Dans leur désarroi, les villageois vont être assommés par un reportage de l’Ortm sur le sujet qui va ajouter le faux au flou pour révolter définitivement les villageois. En effet il a parlé de déchets laissés par le Serval et par la Minusma. C’est là que les populations ont été piquées au vif. « Nous savions qu’on nous cachait des choses ». C’est ce reportage malheureux qui va révolter les populations et mettre le feu aux poudres. D’autres facteurs ont sans doute envenimé les choses.
Au plan local, certains leaders d’opinions ‘’légitimes’’ ont pu aussi ‘’pomper’’ les villageois. On parle d’un couple de ‘’toubab’’(en réalité un Malien et une métisse) qui ont vécu toute leur vie en France et qui sont venus à la retraite à Tienfala. Ils avaient dit aux villageois que les piquets rouges étaient signe de danger et qu’ils ne devaient pas être à moins de 40 km du village. Et d’autres propos d’«expert » qui ont fini de semer le doute dans les têtes. Et qui sait, des motivations d’ordre politique ont pu jouer aussi. C’est à démontrer. Le maire nous a édifié (sur les dangers des ordures) et a été aussi entendu lors de la réunion publique. D’autre ont pu jouer un rôle pour braquer les populations sur les ordures.
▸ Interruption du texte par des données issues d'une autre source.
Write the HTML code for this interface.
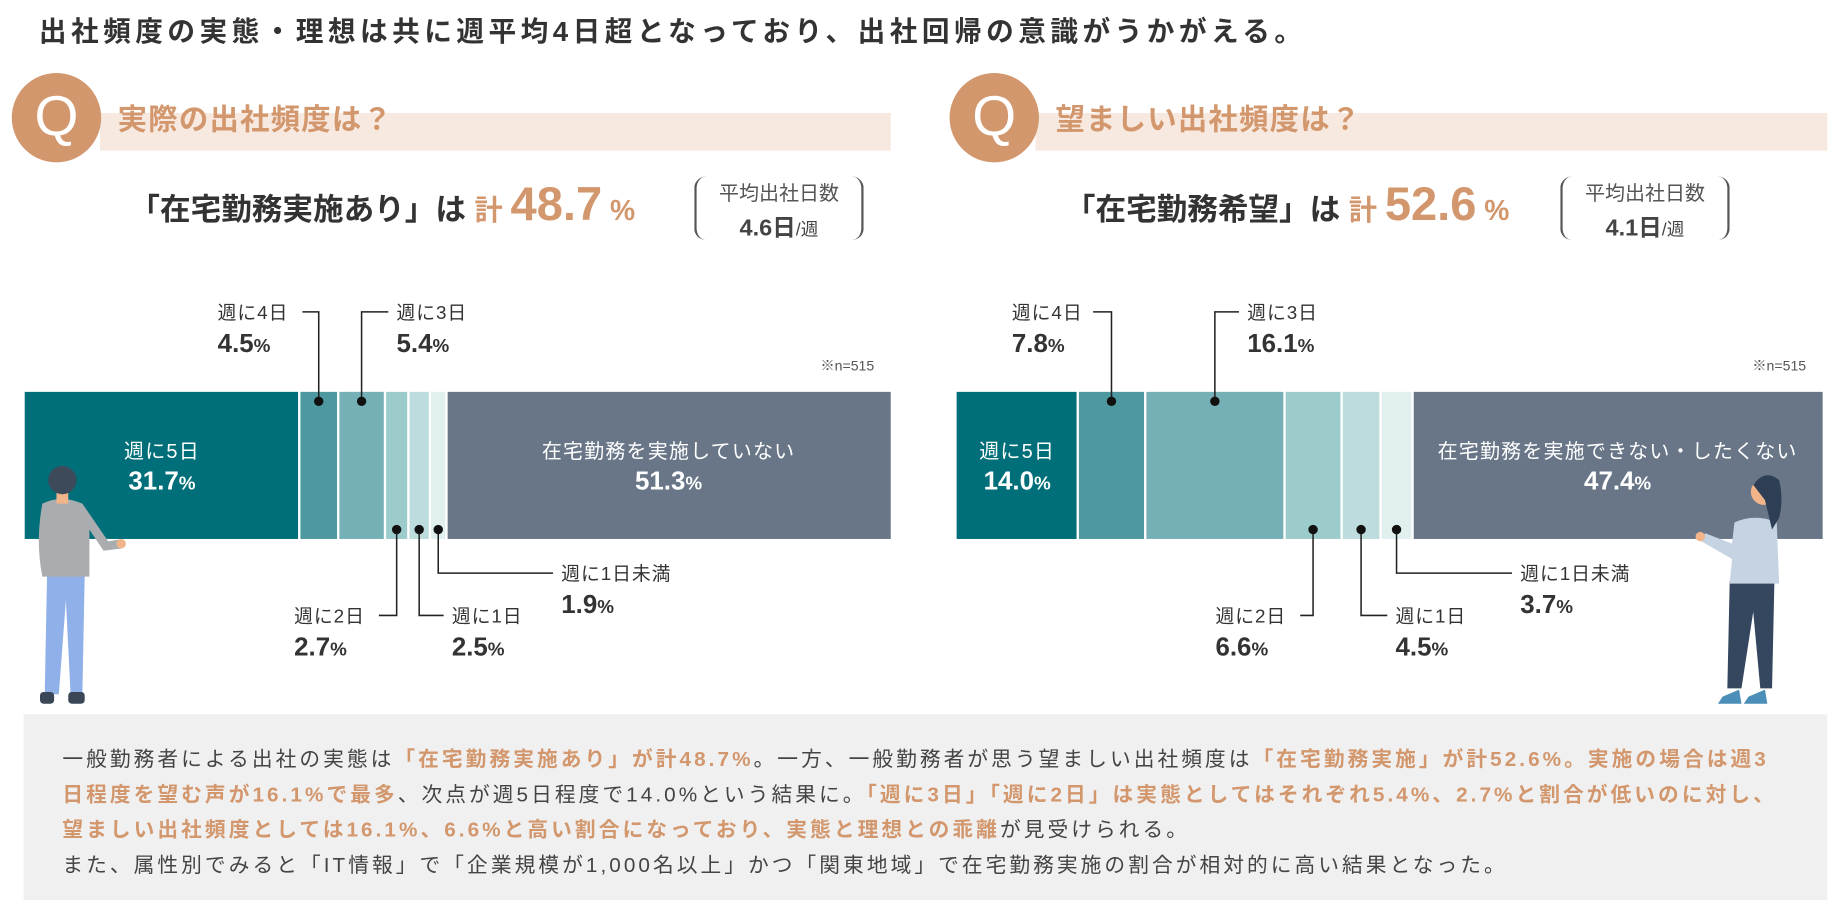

La réunion publique, tenue dans la salle des délibérations de la mairie de Tienfala entre 160 à 200 villageois et une délégation venue de Bamako et de Koulikoro a désamorcé une grosse et dangereuse bombe. Le chef des jeunes n’a, du reste, pas hésité à dire : «si vous n’étiez pas venus, vous auriez entendu autre chose ». Les mots ‘’mort’’, ‘’mourir’’, ‘’ nos cadavres’’ et autres termes macabres et menaçants ont été prononcés à plus de 10 reprises au cours de cette AG. Le chef de la délégation, le directeur national Modibo Diallo, a réussi à neutraliser une moitié de la bombe sociale : baisser la tension et donner envie de continuer à parler. L’autre moitié ne sera pas facile à atteindre : ramener les insurgés à un meilleur sentiment et à accepter le dépôt final en avançant les conditions. Mais il y’ a un préalable, ramasser les ordures destinées à Safo.